Attention-deficit/hyperactivity disorder (ADHD) is a brain disorder that is characterized by inattention and/or hyperactivity and impulsivity that interferes with everyday life and development. ADHD is commonly diagnosed during childhood. In fact, the American Psychiatric Association (APA) reports that about 5% of children in the United States have ADHD. Contrary to popular belief however, ADHD symptoms can continue or develop in adulthood. The symptoms of ADHD can not only hinder learning during childhood but equally impair an adult’s ability to function in everyday life.
ADHD vs. ADD
Before 1994, Attention-deficit disorder (ADD) and Attention-deficit/hyperactivity disorder (ADHD) were considered two separate conditions. Now, doctors use the term ADHD to refer to all forms of attention-deficit disorder.
There are three subtypes of ADHD:
Inattentive and distractible type
The most commonly known ADHD symptoms are inattentiveness (the inability to focus and stay on task), hyperactivity and impulsiveness. The symptoms of primarily inattentive ADHD include:
Being easily distracted
Not following directions
Difficulty finishing tasks
Difficulty paying attention
Making careless mistakes
Forgetting about daily activities
Difficulty organizing daily tasks
Often losing things
The symptoms of ADHD, primarily hyperactive-impulsive include:
Frequent squirming, fidgeting, or bouncing when sitting
Inability to stay seated
Difficulty being quiet
In children, these symptoms are often easily identifiable, causing them to blurt out answers during class, have difficulty waiting their turn, and fidget in a classroom setting
ADHD in Adults
In adults, ADHD presents itself in several different ways. Some of these are similar to those exhibited in children, while others vary significantly. These symptoms include:
⦁ Tendency to run late
⦁ Low self-esteem
⦁ Anger management issues
⦁ Becoming easily frustrated
⦁ Always feeling bored
⦁ Difficulty concentrating when reading
⦁ Mood swings
These symptoms can contribute to struggles with personal relationships, problems at work, and an increased risk for anxiety, depression, and substance abuse issues.
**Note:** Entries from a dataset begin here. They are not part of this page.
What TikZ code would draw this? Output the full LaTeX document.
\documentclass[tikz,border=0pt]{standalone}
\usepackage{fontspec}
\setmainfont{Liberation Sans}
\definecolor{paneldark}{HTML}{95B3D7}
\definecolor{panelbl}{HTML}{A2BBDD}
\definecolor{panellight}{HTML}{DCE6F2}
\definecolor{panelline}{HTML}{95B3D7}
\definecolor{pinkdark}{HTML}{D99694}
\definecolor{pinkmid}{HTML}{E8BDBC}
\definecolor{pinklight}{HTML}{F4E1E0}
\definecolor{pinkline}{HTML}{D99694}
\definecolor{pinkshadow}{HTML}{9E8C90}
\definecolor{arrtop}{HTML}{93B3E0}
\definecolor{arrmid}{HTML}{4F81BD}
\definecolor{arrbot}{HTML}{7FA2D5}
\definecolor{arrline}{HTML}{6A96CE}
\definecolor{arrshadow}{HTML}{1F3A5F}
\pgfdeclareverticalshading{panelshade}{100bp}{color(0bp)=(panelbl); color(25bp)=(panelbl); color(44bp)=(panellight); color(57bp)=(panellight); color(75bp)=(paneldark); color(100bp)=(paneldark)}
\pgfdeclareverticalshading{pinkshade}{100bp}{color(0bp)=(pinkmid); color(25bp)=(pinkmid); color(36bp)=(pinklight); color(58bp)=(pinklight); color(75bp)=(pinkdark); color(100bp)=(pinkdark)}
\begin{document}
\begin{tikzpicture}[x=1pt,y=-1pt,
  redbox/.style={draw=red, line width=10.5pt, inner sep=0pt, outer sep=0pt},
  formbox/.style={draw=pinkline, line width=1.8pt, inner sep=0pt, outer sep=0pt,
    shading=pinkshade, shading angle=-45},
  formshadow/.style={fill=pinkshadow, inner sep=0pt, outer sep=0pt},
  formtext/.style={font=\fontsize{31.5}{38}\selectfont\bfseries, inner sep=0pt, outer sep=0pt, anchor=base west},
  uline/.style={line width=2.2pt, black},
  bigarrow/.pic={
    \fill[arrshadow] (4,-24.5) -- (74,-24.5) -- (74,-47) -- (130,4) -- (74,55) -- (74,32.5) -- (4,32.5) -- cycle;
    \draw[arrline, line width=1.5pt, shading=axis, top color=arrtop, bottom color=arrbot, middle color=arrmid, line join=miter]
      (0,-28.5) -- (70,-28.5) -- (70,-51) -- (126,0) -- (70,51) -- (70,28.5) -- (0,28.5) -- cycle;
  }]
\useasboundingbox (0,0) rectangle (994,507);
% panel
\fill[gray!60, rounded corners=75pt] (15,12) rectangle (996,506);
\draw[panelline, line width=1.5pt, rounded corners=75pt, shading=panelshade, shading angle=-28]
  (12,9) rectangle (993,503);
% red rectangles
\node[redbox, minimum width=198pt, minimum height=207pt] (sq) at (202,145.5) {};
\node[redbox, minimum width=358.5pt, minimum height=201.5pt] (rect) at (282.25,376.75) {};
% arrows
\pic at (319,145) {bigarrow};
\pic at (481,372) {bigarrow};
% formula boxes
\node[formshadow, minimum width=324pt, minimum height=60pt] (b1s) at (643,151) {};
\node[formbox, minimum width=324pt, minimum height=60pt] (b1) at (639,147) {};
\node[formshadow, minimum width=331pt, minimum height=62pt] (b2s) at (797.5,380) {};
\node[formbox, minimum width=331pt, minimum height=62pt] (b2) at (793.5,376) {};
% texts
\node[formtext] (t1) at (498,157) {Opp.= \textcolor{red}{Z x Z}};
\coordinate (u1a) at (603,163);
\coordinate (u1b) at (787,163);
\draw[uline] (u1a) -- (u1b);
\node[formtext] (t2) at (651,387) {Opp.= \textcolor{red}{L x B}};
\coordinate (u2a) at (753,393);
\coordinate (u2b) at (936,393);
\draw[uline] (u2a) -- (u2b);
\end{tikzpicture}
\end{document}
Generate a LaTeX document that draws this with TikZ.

While scientists are unsure of the exact cause of ADHD, they know that the area of the brain that affects attention is less active in people with ADHD. Some studies have also shown that poor nutrition, smoking, drinking, and substance abuse during pregnancy can affect a baby’s brain development and possibly lead to ADHD. ADHD often occurs in families, indicating that there is likely a genetic component as well. ADHD is more common in males, and most females with ADHD tend to be primarily inattentive rather than hyperactive-impulsive.
ADHD Treatment Options
ADHD is most treated with medication, psychotherapy, coaching, or a combination of the three. The most common type of medication for ADHD is stimulants. Stimulants often help people with ADHD stay focused and on task by increasing brain activity in the area of the brain associated with attentiveness. Common stimulant ADHD medications include:
⦁ Methylphenidates, such as Ritalin.
⦁ Amphetamines, such as Adzenys or Dyanavel.
⦁ Mixed amphetamine salts, such as Adderall.
⦁ Non-stimulants, such as Strattera.